I'm home again from the last big trip of my year. This one was the hardest physically, but easily the most rewarding. The Viable Paradise workshop is is one of the best writing environments I've ever been in, stewarded by such professional instructors, staffed by compassionate graduates, and everyone I worked with in the class belonged there. It was a solid week of working with people who were at or above my level in various areas of craft, sometimes challenging the ego, but usually exciting the mind. I met so many people who I want to help succeed. You're going to see amazing work from these folks.
The workshop itself is world-class. Group critiques of submitted work began at 9:30 AM, though on Friday Teresa Nielsen Hayden had me over before breakfast for a one-on-one at 8:30, and Debra Doyle saw me as late as 7:00 at night. Ultimately I got four one-on-ones and one group critique just on the manuscript sample and synopsis I'd submitted. And that was a tiny part of everything we covered that week.
There were lectures and collegiums spanning the craft throughout most of every day in addition to a challenging assignment we'll call The Horror That Is Thursday. It's as stressful as they could reasonably make it, never cruel, simply packing the week they had. It was supplemented by the staff providing moral support and excellent meals, and some wacky evening fun, like a group improv performance of The Merry Wives of Windsor. Any emerging writer that can handle criticism would benefit greatly from this sort of environment.
It's all organized by James Macdonald and Debra Doyle, who have been publishing and editing all manner of fiction for many years. Additional instructors included Elizabeth Bear, Steven Brust, SFWA-President Steven Gould, Teresa Nielsen Hayden and Patrick Nielsen Hayden from Tor Books, and Scott Lynch. Scott was with us for the announcement that he'd cracked the New York Times Bestseller List for Republic of Thieves.
I was giddy to get critiqued by Scott, whose novels aren't just splendid, but are also the closest to what I'm trying to do that I've found in the current market. For his first time as a full-on instructor, he fit right in (full disclosure: some of his critiques made me do a little dance). The crew is a diversity of successful writers and editors who, at many points, respectfully disagreed with each other in front of the entire class. Everything was steeped in the sincerity of deeply experienced and intelligent people who taught and tipped on things ranging from inspiration to submissions.

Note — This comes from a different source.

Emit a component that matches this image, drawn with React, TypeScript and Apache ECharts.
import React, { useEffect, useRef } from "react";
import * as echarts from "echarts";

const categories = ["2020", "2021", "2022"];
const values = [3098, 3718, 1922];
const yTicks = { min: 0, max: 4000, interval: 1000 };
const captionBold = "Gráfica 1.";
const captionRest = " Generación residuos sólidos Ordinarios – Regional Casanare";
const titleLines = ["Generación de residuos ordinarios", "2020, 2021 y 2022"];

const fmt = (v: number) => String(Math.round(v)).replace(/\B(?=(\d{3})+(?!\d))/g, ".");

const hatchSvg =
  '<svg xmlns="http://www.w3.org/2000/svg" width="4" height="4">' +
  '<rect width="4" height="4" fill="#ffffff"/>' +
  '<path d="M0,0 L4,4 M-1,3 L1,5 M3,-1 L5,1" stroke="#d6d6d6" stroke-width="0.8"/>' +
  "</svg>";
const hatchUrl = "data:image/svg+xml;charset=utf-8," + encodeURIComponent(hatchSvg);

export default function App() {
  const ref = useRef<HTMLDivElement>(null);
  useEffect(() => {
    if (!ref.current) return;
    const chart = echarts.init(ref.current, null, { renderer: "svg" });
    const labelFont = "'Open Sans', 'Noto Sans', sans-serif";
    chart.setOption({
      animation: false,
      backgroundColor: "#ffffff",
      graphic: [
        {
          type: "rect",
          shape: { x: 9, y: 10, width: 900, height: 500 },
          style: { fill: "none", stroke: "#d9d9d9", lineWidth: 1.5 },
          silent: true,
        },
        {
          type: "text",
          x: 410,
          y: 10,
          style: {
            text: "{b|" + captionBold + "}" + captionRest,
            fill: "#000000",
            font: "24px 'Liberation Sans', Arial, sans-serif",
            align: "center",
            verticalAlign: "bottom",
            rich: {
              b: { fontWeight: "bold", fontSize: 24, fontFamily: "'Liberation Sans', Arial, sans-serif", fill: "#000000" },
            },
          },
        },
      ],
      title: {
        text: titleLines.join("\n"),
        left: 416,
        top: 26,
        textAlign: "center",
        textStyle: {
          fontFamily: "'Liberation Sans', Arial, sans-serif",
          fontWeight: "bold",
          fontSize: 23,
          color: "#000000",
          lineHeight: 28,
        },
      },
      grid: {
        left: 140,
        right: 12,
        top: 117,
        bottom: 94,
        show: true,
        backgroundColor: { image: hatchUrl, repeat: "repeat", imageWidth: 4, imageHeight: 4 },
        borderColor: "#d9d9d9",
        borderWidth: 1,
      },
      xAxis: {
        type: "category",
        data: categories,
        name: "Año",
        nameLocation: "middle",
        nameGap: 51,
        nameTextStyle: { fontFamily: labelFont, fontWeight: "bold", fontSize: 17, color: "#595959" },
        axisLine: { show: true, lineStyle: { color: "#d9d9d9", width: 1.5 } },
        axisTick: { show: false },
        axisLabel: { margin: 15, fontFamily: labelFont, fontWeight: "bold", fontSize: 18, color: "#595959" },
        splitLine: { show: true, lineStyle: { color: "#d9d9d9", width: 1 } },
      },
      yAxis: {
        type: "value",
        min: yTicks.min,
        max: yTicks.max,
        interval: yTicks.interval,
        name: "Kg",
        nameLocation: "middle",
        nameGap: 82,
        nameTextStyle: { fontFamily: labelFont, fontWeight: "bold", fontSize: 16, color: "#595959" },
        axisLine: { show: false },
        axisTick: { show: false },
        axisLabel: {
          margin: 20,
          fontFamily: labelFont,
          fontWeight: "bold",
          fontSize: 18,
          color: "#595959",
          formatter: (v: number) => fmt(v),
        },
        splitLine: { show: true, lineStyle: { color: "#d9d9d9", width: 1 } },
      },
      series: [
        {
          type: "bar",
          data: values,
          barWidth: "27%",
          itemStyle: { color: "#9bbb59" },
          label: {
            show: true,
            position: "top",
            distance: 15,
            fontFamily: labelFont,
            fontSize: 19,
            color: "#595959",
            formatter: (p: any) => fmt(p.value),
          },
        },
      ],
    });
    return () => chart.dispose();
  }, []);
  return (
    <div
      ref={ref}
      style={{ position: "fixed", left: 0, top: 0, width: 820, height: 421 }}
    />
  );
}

It never felt unreasonably stressful, but if you know me, then you know my body isn't reasonable about stress. Each night I woke up at least twice from health-related problems, such that by Tuesday I was fighting the losing battle against a sleep-deprivation migraine. Asthma blindsided me for Thursday; hotels typically have carpets, and that means prolonged exposure to dust and residue. It will be a couple of weeks before I can pull myself together. The syndrome pain is extremely disorienting, and really started to get to me on my second bus towards home. My lungs are caked, my ears are ringing, my legs keep locking up, and I don't regret a thing. Just please excuse me if I'm a little radio silent for a while.

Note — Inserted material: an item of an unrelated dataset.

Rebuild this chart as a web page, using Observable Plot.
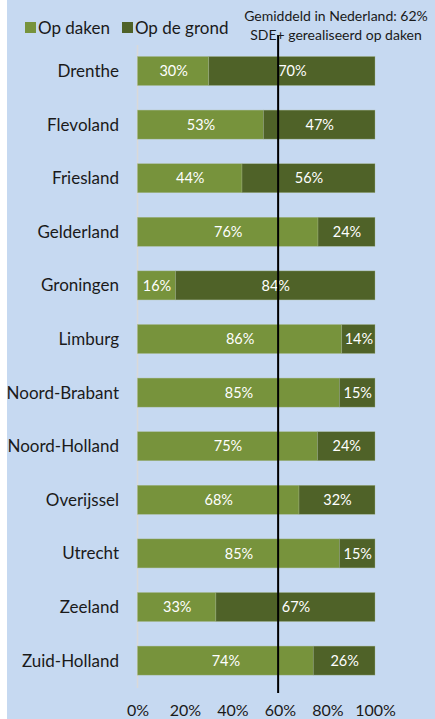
<!DOCTYPE html>
<html>
<head>
<meta charset="utf-8">
<script src="https://cdn.jsdelivr.net/npm/d3@7"></script>
<script src="https://cdn.jsdelivr.net/npm/@observablehq/plot@0.6"></script>
<style>
  html, body { margin: 0; padding: 0; background: #ffffff; }
  #wrap { position: relative; width: 435px; height: 719px; overflow: hidden; font-family: Lato, "Open Sans", sans-serif; }
  #bg { position: absolute; left: 7px; top: 0; right: 0; bottom: 0; background: #c6d9f1; }
  #chart { position: absolute; left: 0; top: 0; }
  #legend { position: absolute; left: 25px; top: 17px; font-size: 17px; color: #1a1a1a; display: flex; align-items: center; white-space: nowrap; }
  #legend .sw { display: inline-block; width: 11px; height: 11px; margin-right: 2px; }
  #legend .item { display: flex; align-items: center; margin-right: 12px; }
  #note { position: absolute; left: 238px; width: 196px; top: 6px; font-size: 14px; line-height: 19px; text-align: center; color: #1a1a1a; white-space: nowrap; }
</style>
</head>
<body>
<div id="wrap">
  <div id="bg"></div>
  <div id="chart"></div>
  <div id="legend"></div>
  <div id="note"></div>
</div>
<script>
const provinces = ["Drenthe","Flevoland","Friesland","Gelderland","Groningen","Limburg","Noord-Brabant","Noord-Holland","Overijssel","Utrecht","Zeeland","Zuid-Holland"];
const opDaken  = [30, 53, 44, 76, 16, 86, 85, 75, 68, 85, 33, 74];
const opGrond  = [70, 47, 56, 24, 84, 14, 15, 24, 32, 15, 67, 26];
const seriesNames = ["Op daken", "Op de grond"];
const seriesColors = ["#77933c", "#4f6228"];
const xTicks = [0, 0.2, 0.4, 0.6, 0.8, 1];
const avgLinePos = 0.59;
const noteLines = ["Gemiddeld in Nederland: 62%", "SDE+ gerealiseerd op daken"];

const data = [];
provinces.forEach((p, i) => {
  data.push({province: p, type: seriesNames[0], value: opDaken[i]});
  data.push({province: p, type: seriesNames[1], value: opGrond[i]});
});

const chart = Plot.plot({
  width: 435,
  height: 719,
  marginLeft: 137.5,
  marginRight: 60,
  marginTop: 35,
  marginBottom: 26,
  style: {background: "transparent", fontFamily: "Lato, 'Open Sans', sans-serif", color: "#1a1a1a"},
  x: {domain: [0, 1], axis: null},
  y: {domain: provinces, range: [56.5, 675.1], paddingInner: 0.459, paddingOuter: 0, round: false, axis: null},
  color: {domain: seriesNames, range: seriesColors},
  marks: [
    Plot.ruleX([0], {stroke: "#d9d9d9", strokeWidth: 1.5, insetTop: 10, insetBottom: 5, dx: -0.5}),
    Plot.barX(data, Plot.stackX({x: "value", y: "province", fill: "type", z: "type", offset: "normalize", stroke: "#a9b98f", strokeWidth: 0.6, strokeOpacity: 0.6})),
    Plot.text(data, Plot.stackX({x: "value", y: "province", z: "type", offset: "normalize", text: d => d.value + "%", fill: "white", fontSize: 14.5})),
    Plot.ruleX([avgLinePos], {stroke: "black", strokeWidth: 2}),
    Plot.axisY({domain: provinces, tickSize: 0, tickPadding: 19, fontSize: 17, label: null}),
    Plot.axisX({ticks: xTicks, tickFormat: d3.format(".0%"), tickSize: 0, tickPadding: 11, fontSize: 16, label: null})
  ]
});
document.getElementById("chart").appendChild(chart);

const legend = document.getElementById("legend");
seriesNames.forEach((n, i) => {
  const it = document.createElement("span");
  it.className = "item";
  const sw = document.createElement("span");
  sw.className = "sw";
  sw.style.background = seriesColors[i];
  it.appendChild(sw);
  it.appendChild(document.createTextNode(n));
  legend.appendChild(it);
});
document.getElementById("note").innerHTML = noteLines.join("<br>");
</script>
</body>
</html>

I feel so damned lucky for all this.David Twiddy was a great roommate to me, and I could babble about conversations and people I met for an entire blog series. Instead I'm going to finish a short story and leave you with a photo I've shamelessly stolen from Shannon Rampe's blog. These are the fine folks who granted me the best week of my year. Thank you, one and all, and to Bart, Chris, Jen, Mac and Pippin, who are not in any of these photographs because they were busy taking them.